Magnet: I think that the “double top” Hofer and Kickl was a good strategy. Hofer appealed to the more moderate electorate while Kickl addressed the core electorate of the FPÖ. We shouldn’t ignore that until two weeks before the elections the FPÖ reached more than 20 percent in all polls. After the media campaign started, it changed for the worse. Even Austrian media, which were neutral or positive towards the FPÖ in the past, were all of the sudden joining this campaign. So I don’t agree that the bad election result has to do with the leadership, but with the massive media campaign against the party and the lack of time to react against this campaign appropriately.
Does the FPÖ need a sort of “renewal” as many party officials have said after the elections?
Magnet: Let me say it like that: Those who don’t see the absolute necessity for change after such a loss does not understand what really happened.
What could such a “renewal” entail?
Magnet: One day after the elections we can already say: The party has to think about its relationship with the media.

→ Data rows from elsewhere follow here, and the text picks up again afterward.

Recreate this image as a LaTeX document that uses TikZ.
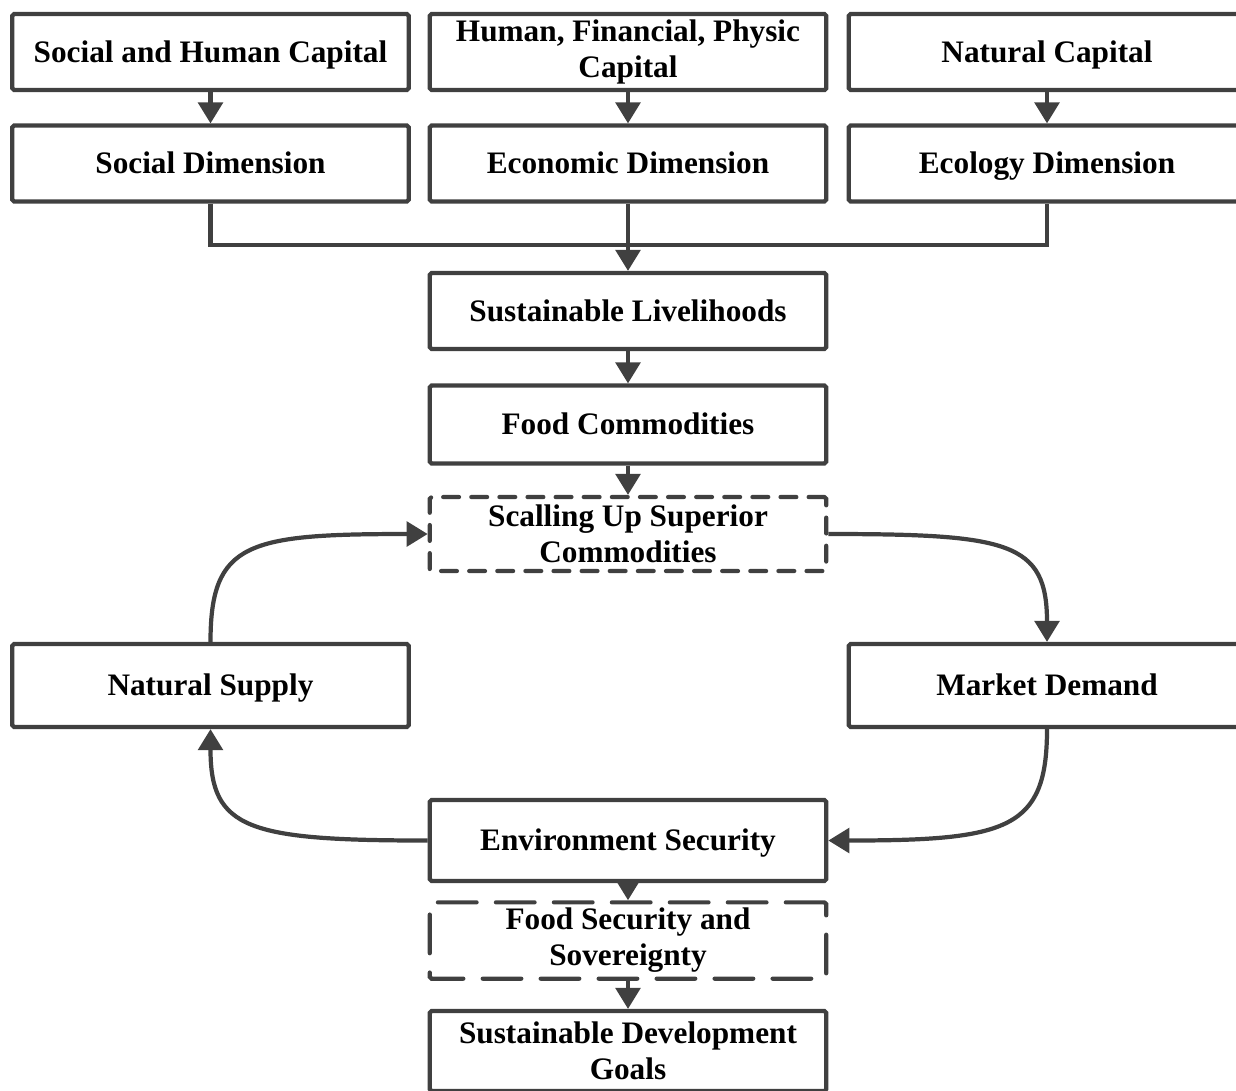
\documentclass[tikz,border=0pt]{standalone}
\usepackage{fontspec}
\setmainfont{Liberation Serif}
\usepackage{xcolor}
\usetikzlibrary{arrows.meta}
\definecolor{linegray}{HTML}{404040}

\begin{document}
\begin{tikzpicture}[x=0.02cm,y=-0.02cm,line width=2.4pt]
    \tikzstyle{mbox}=[rectangle,draw=linegray,line width=2.4pt,rounded corners=1pt,
        minimum width=7.93cm,minimum height=1.52cm,align=center,
        font=\fontsize{17.8}{20.5}\selectfont\bfseries]
    \tikzstyle{box}=[mbox,text height=13pt,text depth=1.5pt]
    \tikzstyle{arr}=[draw=linegray,-{Triangle[length=12pt,width=14pt]}]
    \useasboundingbox (0,0) rectangle (1236,1090);

    \node[box] (cap1) at (210.5,52) {Social and Human Capital};
    \node[mbox] (cap2) at (628,52) {Human, Financial, Physic\\Capital};
    \node[box] (cap3) at (1047,52) {Natural Capital};

    \node[box] (dim1) at (210.5,163.5) {Social Dimension};
    \node[box] (dim2) at (628,163.5) {Economic Dimension};
    \node[box] (dim3) at (1047,163.5) {Ecology Dimension};

    \node[box] (sl) at (628,311) {Sustainable Livelihoods};
    \node[box,minimum height=1.56cm] (fc) at (628,424.5) {Food Commodities};
    \node[mbox,minimum height=1.48cm,dash pattern=on 9pt off 7pt,line cap=round] (sup) at (628,534) {Scalling Up Superior\\Commodities};

    \node[box,minimum height=1.66cm] (ns) at (210.5,685.5) {Natural Supply};
    \node[box,minimum height=1.66cm] (md) at (1047,685.5) {Market Demand};

    \node[box,minimum height=1.62cm] (es) at (628,840.5) {Environment Security};
    \node[mbox,dash pattern=on 22pt off 11pt,line cap=round] (fss) at (628,940.5) {Food Security and\\Sovereignty};
    \node[mbox,minimum height=1.6cm] (sdg) at (628,1051) {Sustainable Development\\Goals};

    \foreach \a/\b in {cap1/dim1,cap2/dim2,cap3/dim3,sl/fc,fc/sup,es/fss,fss/sdg} {
        \draw[arr] (\a.south) -- (\b.north);
    };

    % merge of the three dimensions
    \coordinate (junc) at (628,245);
    \draw[draw=linegray] (dim1.south) |- (junc) -| (dim3.south);
    \draw[arr] (dim2.south) -- (sl.north);

    % cycle
    \draw[arr] (ns.north) .. controls +(0,-100) and +(-180,0) .. (sup.west);
    \draw[arr] (sup.east) .. controls +(180,0) and +(0,-100) .. (md.north);
    \draw[arr] (md.south) .. controls +(0,100) and +(180,0) .. (es.east);
    \draw[arr] (es.west) .. controls +(-180,0) and +(0,100) .. (ns.south);
\end{tikzpicture}
\end{document}
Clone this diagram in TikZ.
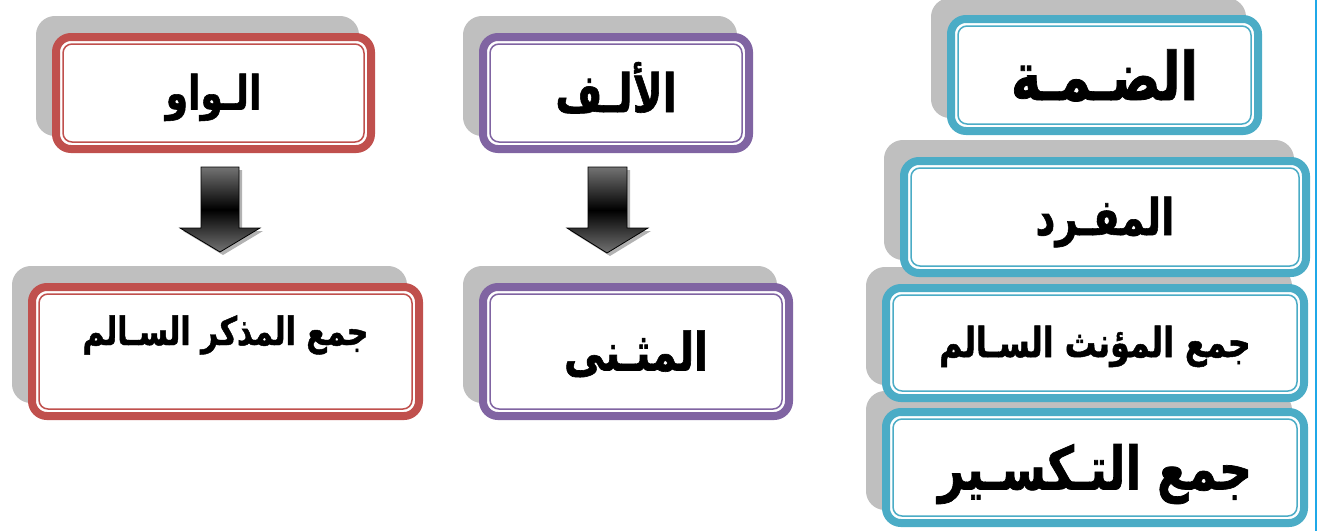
\documentclass[tikz,border=0pt]{standalone}
\usepackage{fontspec}
\usepackage{graphicx}
\usepackage{xcolor}
\usetikzlibrary{shapes,shadows,arrows,positioning,calc}
\newfontfamily\arabicfont[Script=Arabic, FakeStretch=0.88, BoldFeatures={FakeBold=1.2}]{DejaVu Sans}
\TeXXeTstate=1
\definecolor{boxRed}{RGB}{192,80,77}
\definecolor{boxPurple}{RGB}{128,100,162}
\definecolor{boxBlue}{RGB}{75,172,198}
\definecolor{edgeBlue}{RGB}{31,168,232}
\newcommand\artxt[1]{\scalebox{1}[1.15]{\beginR #1\endR}}

\begin{document}
\begin{tikzpicture}[x=1pt,y=-1pt]
\tikzset{card/.style={draw=#1, rounded corners=15pt, line width=8pt, fill=white,
   minimum height=112pt, inner sep=0pt,
   drop shadow={shadow xshift=-16pt, shadow yshift=17pt, fill=black!25, draw=black!25, line width=8pt, opacity=1},
   path picture={\draw[line width=1.5pt, draw=#1, rounded corners=9pt]
     ([shift={(7pt,7pt)}]path picture bounding box.south west) rectangle
     ([shift={(-7pt,-7pt)}]path picture bounding box.north east);}},
   fatarrow/.style={draw=black, line width=0.8pt, top color=black!55, bottom color=black!55, middle color=black,
   drop shadow={shadow xshift=3pt, shadow yshift=-3pt, fill=black!30, opacity=1}},
   artext/.style={font=\arabicfont\bfseries\fontsize{#1}{#1}\selectfont, text height=#1pt, text depth=8pt}}
\useasboundingbox (0,0) rectangle (1318,531);

\node[card=boxRed, minimum width=315pt, artext=41] at (213.5,93) (waw) {\artxt{الـواو}};
\node[card=boxPurple, minimum width=266pt, artext=46] at (616,93) (alif) {\artxt{الألـف}};

\node[card=boxRed, minimum width=387pt, minimum height=129pt, artext=34, text depth=47pt] at (225.5,351.5) (mudhakkar) {\artxt{جمع المذكر السـالم}};
\node[card=boxPurple, minimum width=306pt, minimum height=129pt, artext=46] at (636,351.5) (muthanna) {\artxt{المثـنى}};

\node[card=boxBlue, minimum width=418pt, minimum height=111pt, artext=52] at (1095,467.5) (taksir) {\artxt{جمع التـكسـير}};
\node[card=boxBlue, minimum width=418pt, minimum height=110pt, artext=36] at (1095,343) (muannath) {\artxt{جمع المؤنث السـالم}};
\node[card=boxBlue, minimum width=402pt, artext=44] at (1105,217) (mufrad) {\artxt{المفـرد}};
\node[card=boxBlue, minimum width=307pt, artext=58] at (1104.5,75) (damma) {\artxt{الضـمـة}};

\draw[fatarrow, shift={(waw.south)}] (-12.5,14) -- (25.5,14) -- (25.5,75) -- (46.5,75) -- (6.5,99) -- (-33.5,75) -- (-12.5,75) -- cycle;
\draw[fatarrow, shift={(alif.south)}] (-28,14) -- (11,14) -- (11,75) -- (32,75) -- (-9,100) -- (-49,75) -- (-28,75) -- cycle;

\draw[edgeBlue, line width=2pt] (1316,0) -- (1316,531);
\end{tikzpicture}
\end{document}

It is strongly recommended that the FPÖ invest more energy in building up their own media, especially also in the social media sphere.
It is naïve to believe that the mainstream media would one day change its stance towards the party. The events of the last days and weeks should be a painful reminder for everyone who believed that the mainstream media would be fair with the FPÖ.
There is the need to build up their own media and to support alternative media. Only with such a media strategy will the FPÖ be capable in future to react against such mud-slinging campaigns.
Another important point is of an ideological nature: The party has to remember its own core values and communicate these values. Apart from the important topic of migration, the anti-globalist line is also an important core value. And the FPÖ is of course an anti-establishment party. And exactly this means not being as corrupt as the mainstream parties in Austria.